Unlike social media, camping places you in an environment with unfamiliar surroundings. It removes you from the everyday. Social media, however, is intended to integrate into the everyday. To become an extension of what you already do and where you already are.
While I don’t doubt that one could have a tent custom-built to hold as many friends as they have followers, in all likelihood, one is not camping with thousands of virtual acquaintances or near strangers. You are camping with at least one or two people that you know, most times. Therefore, you at least know one social point of entry for expanding your relationships. On Twitter, you don’t know the social point of entry day one. And the virtual interface, in most instances, requires a bit more interaction than real life to cement a relationship. (Yes, there are exceptions to the last point. But just follow my train of thought J)
One good smack of the swatter and you can win against mother nature’s pesky friends. Unfortunately, the (few) bad apples in the social media sphere are more persistent. They can, and in some instances do, create multiple handles, fake Facebook pages and lurk as they see fit.
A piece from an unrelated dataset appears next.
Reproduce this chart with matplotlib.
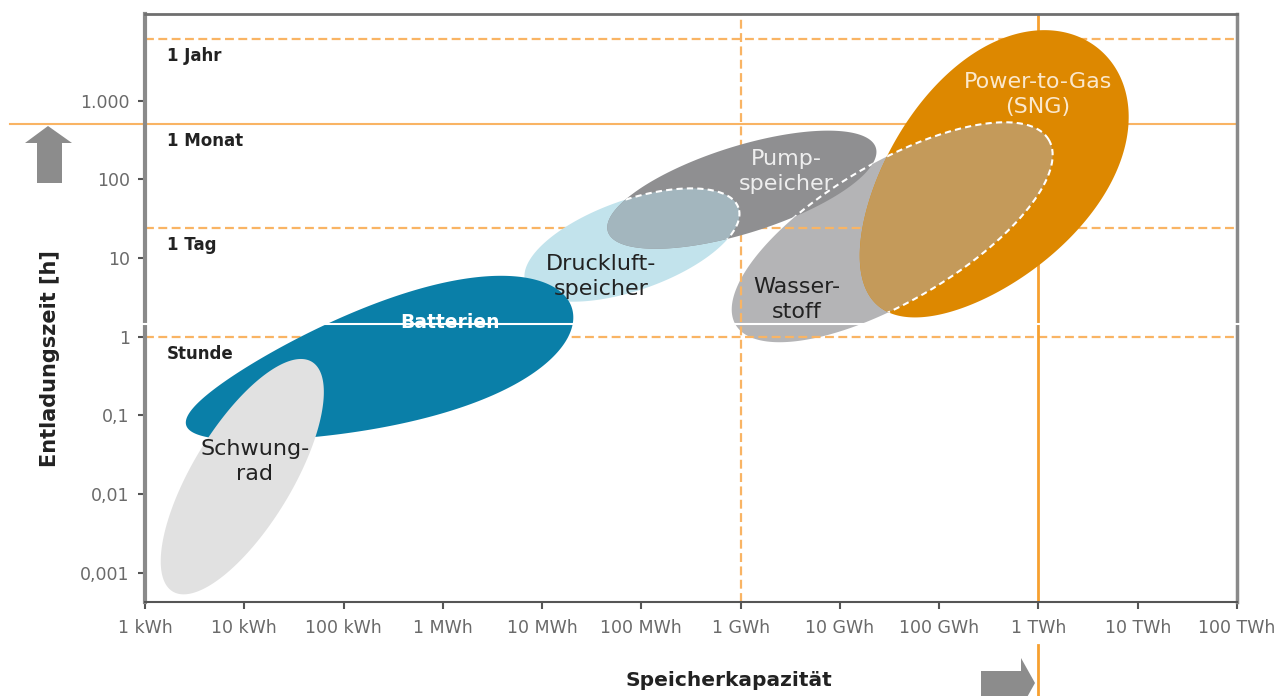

While this is isolated, it warrants a mention.
Theoretically, there isn’t an interruption in the social media dialog, unless it is self inflicted. You can take your smartphone into the woods, but the same can’t be said for the taking the tent and campfire into your office. To that end, you aren’t going to be at the campsite day in and day out, thereby missing the opportunity to consistently deliver your message to the target audience. That’s two points for social media.
While this argument could go on and on, the idea that social network started by assembling small groups of people is preposterous. While Coleman’s campaign is clearly intended to put the brand in the company of a favorable concept, social networking, does it ultimately make a mockery of social media, implying it is a quaint activity relevant to small groups?